In the light of lockdown and with businesses all over the country reopening, there are new measures which business owners must take to ensure their food and hospitality business falls in line with new COVID-19 regulations.
As a direct result of this, we’ve seen an increase in the demand and searches for food hygiene information.
Google Searches For ‘Food Hygiene’
Data source: Google Trends (https://trends.google.com/trends/explore?geo=GB&q=food%20hygiene)
As we can see in the graphic above, searches around food hygiene dramatically spiked around the start of the year, February to be precise. This correlates directly with the rise in Coronavirus cases and falls as we enter lockdown in March before rising again.
Given the rapid spread of COVID-19 and the impact on the economy, food businesses are among the key areas which are being addressed to get things back on track and ticking as usual.
Though it’s highly unlikely that the virus will be transmitted through food or packaging, restaurants and takeaways can be busy places with concentrated numbers of customers and lots of surfaces where bacteria can lurk.
The rise in demand for food hygiene information mirrors this cause for concern, but there are also other ways in which businesses can prepare to welcome back customers and ensure that their premises are a safe place to eat.
Routine hand-washing is incredibly important in any environment following the pandemic, but perhaps none more so than the food industry. It’s recommended that you wash your hands for 20 seconds with warm water and soap:
As well as taking food hygiene courses, there’s plenty of guidelines out there to help you get to grips with changes you’ll need to make in response to COVID-19 and returning to the kitchen.
There are official government food hygiene guidelines to browse freely as well as guidelines on reopening and adapting following COVID-19 available from the .gov website; these guidelines are aimed at ensuring that both staff and customers are educated in reducing the risks of COVID-19 entering and spreading in the workplace, as well as to the wider community.

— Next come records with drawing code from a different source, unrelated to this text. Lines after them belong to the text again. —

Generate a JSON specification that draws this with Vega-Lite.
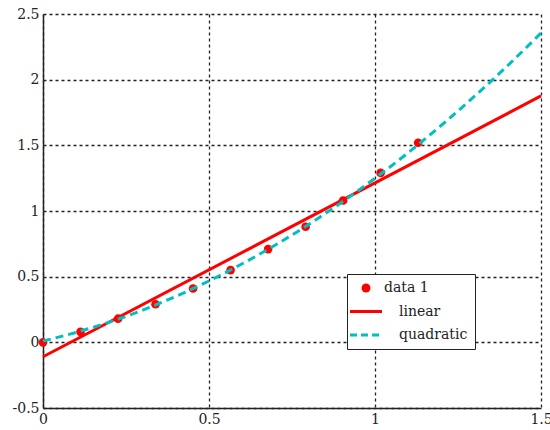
{
  "$schema": "https://vega.github.io/schema/vega-lite/v6.json",
  "autosize": "none",
  "width": 498,
  "height": 394,
  "padding": {"left": 43, "top": 14, "right": 9, "bottom": 22},
  "background": "white",
  "config": {
    "view": {"stroke": null},
    "font": "DejaVu Serif",
    "axis": {
      "grid": true,
      "gridColor": "#222222",
      "gridDash": [3, 3],
      "gridWidth": 1.3,
      "gridOpacity": 1,
      "domainColor": "#222222",
      "domainWidth": 1.5,
      "ticks": false,
      "labelFont": "DejaVu Serif",
      "labelFontSize": 14,
      "labelColor": "#222222",
      "title": null
    }
  },
  "datasets": {
    "pts": [
      {"x": 0, "y": 0, "series": "data 1"},
      {"x": 0.113, "y": 0.08, "series": "data 1"},
      {"x": 0.226, "y": 0.18, "series": "data 1"},
      {"x": 0.339, "y": 0.29, "series": "data 1"},
      {"x": 0.452, "y": 0.41, "series": "data 1"},
      {"x": 0.565, "y": 0.55, "series": "data 1"},
      {"x": 0.678, "y": 0.71, "series": "data 1"},
      {"x": 0.791, "y": 0.88, "series": "data 1"},
      {"x": 0.904, "y": 1.08, "series": "data 1"},
      {"x": 1.017, "y": 1.29, "series": "data 1"},
      {"x": 1.13, "y": 1.52, "series": "data 1"}
    ],
    "lin": [
      {"x": 0, "y": -0.11, "series": "linear"},
      {"x": 1.5, "y": 1.876, "series": "linear"}
    ],
    "quad": [
      {"x": 0, "y": 0.01, "series": "quadratic"},
      {"x": 0.1, "y": 0.076, "series": "quadratic"},
      {"x": 0.2, "y": 0.154, "series": "quadratic"},
      {"x": 0.3, "y": 0.245, "series": "quadratic"},
      {"x": 0.4, "y": 0.35, "series": "quadratic"},
      {"x": 0.5, "y": 0.467, "series": "quadratic"},
      {"x": 0.6, "y": 0.598, "series": "quadratic"},
      {"x": 0.7, "y": 0.741, "series": "quadratic"},
      {"x": 0.8, "y": 0.897, "series": "quadratic"},
      {"x": 0.9, "y": 1.067, "series": "quadratic"},
      {"x": 1.0, "y": 1.249, "series": "quadratic"},
      {"x": 1.1, "y": 1.444, "series": "quadratic"},
      {"x": 1.2, "y": 1.653, "series": "quadratic"},
      {"x": 1.3, "y": 1.874, "series": "quadratic"},
      {"x": 1.4, "y": 2.108, "series": "quadratic"},
      {"x": 1.5, "y": 2.355, "series": "quadratic"}
    ]
  },
  "encoding": {
    "x": {
      "field": "x", "type": "quantitative",
      "scale": {"domain": [0, 1.5], "nice": false, "zero": false},
      "axis": {"values": [0, 0.5, 1, 1.5], "labelExpr": "'' + datum.value", "labelPadding": 4, "labelFlush": false}
    },
    "y": {
      "field": "y", "type": "quantitative",
      "scale": {"domain": [-0.5, 2.5], "nice": false, "zero": false},
      "axis": {"values": [-0.5, 0, 0.5, 1, 1.5, 2, 2.5], "labelExpr": "'' + datum.value", "labelPadding": 4, "labelFlush": false}
    },
    "color": {
      "field": "series", "type": "nominal",
      "scale": {"domain": ["data 1", "linear", "quadratic"], "range": ["#ff0000", "#ff0000", "#00bfbf"]}
    }
  },
  "layer": [
    {
      "data": {"name": "pts"},
      "mark": {"type": "point", "filled": true, "shape": "circle", "size": 75, "opacity": 1},
      "encoding": {
        "color": {
          "field": "series", "type": "nominal",
          "scale": {"domain": ["data 1", "linear", "quadratic"], "range": ["#ff0000", "#ff0000", "#00bfbf"]},
          "legend": {
            "title": null,
            "orient": "none",
            "legendX": 304,
            "legendY": 260,
            "direction": "vertical",
            "fillColor": "white",
            "strokeColor": "#222222",
            "padding": 7,
            "symbolOffset": 5,
            "symbolSize": 400,
            "symbolType": "M-1.6,0H1.6",
            "symbolStrokeWidth": 3,
            "labelFont": "DejaVu Serif",
            "labelFontSize": 14,
            "labelColor": "#222222",
            "rowPadding": 9.5,
            "labelOffset": 26,
            "encoding": {
              "symbols": {
                "shape": {"value": {"expr": "datum.value === 'data 1' ? 'circle' : 'M-1.6,0H1.6'"}},
                "size": {"value": {"expr": "datum.value === 'data 1' ? 80 : 400"}},
                "fill": {"value": {"expr": "datum.value === 'data 1' ? '#ff0000' : 'transparent'"}},
                "stroke": {"value": {"expr": "datum.value === 'quadratic' ? '#00bfbf' : '#ff0000'"}},
                "strokeWidth": {"value": {"expr": "datum.value === 'data 1' ? 0 : 3"}},
                "strokeDash": {"value": {"expr": "datum.value === 'quadratic' ? [7, 4] : [1, 0]"}},
                "opacity": {"value": 1}
              },
              "labels": {
                "dx": {"value": {"expr": "datum.value === 'data 1' ? -15 : 0"}}
              }
            }
          }
        }
      }
    },
    {
      "data": {"name": "lin"},
      "mark": {"type": "line", "strokeWidth": 3},
      "encoding": {"color": {"field": "series", "type": "nominal", "legend": null}}
    },
    {
      "data": {"name": "quad"},
      "mark": {"type": "line", "strokeWidth": 3, "strokeDash": [8, 5], "interpolate": "monotone"},
      "encoding": {"color": {"field": "series", "type": "nominal", "legend": null}}
    }
  ]
}
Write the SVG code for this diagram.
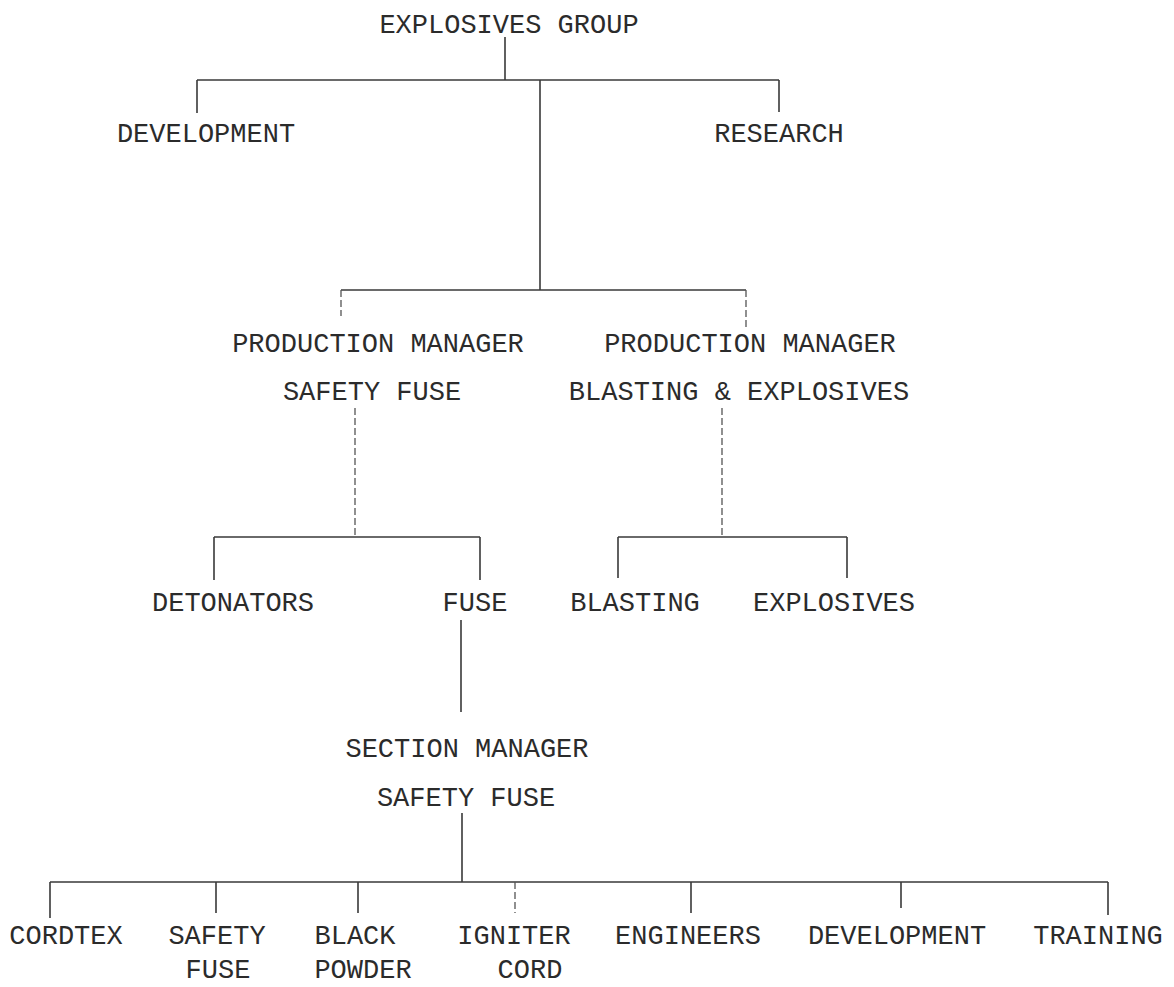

Before you return to trading, it’s integral that you carry out a full assessment of your workplace so that government guidelines are fully adhered to. Implement a solid plan for moving forward for operating under these new regulations, and ensure that there are easy-to-follow visual cues and checkpoints in clear view of both staff and customers.
Social distancing must be practised, and so you’ll need to address the positioning of tables and seating, their proximity to each other and serving areas as well as access to restrooms and the main entrance and exit of the premises.
You should also assess the surfaces in the restaurant or takeaway; the likes of tiles and tablecloths provide a surface which the virus can survive and be transmitted through. Do away with tablecloths and look at alternate options, and when it comes to floors, walls and worktops, explore hygienic and long-lasting economical options such as antimicrobial wall cladding and safety flooring for kitchens and restrooms.
A key component in reducing the risk and spread of COVID-19 is the NHS Test & Trace system. Restaurants will be expected to comply with these measures as well as adhering to social distancing guidelines; any failure to do so can result in the closure of the business, hefty fines and even up to two years imprisonment.
By recording your customer’s name, address, phone number, the number of people they’re dining with and the date and time of their visit, you’re able to trace the patrons as well as inform local authorities and the NHS in the event of a COVID-19 case having visited the premises.
Though they may seem a little drastic and even invasive at first, these measures are in place to protect both workers and visitors, and so regular inspections will be carried out to ensure that measures are being carried out and the necessary steps are taken to safeguard the hospitality sector from further harm.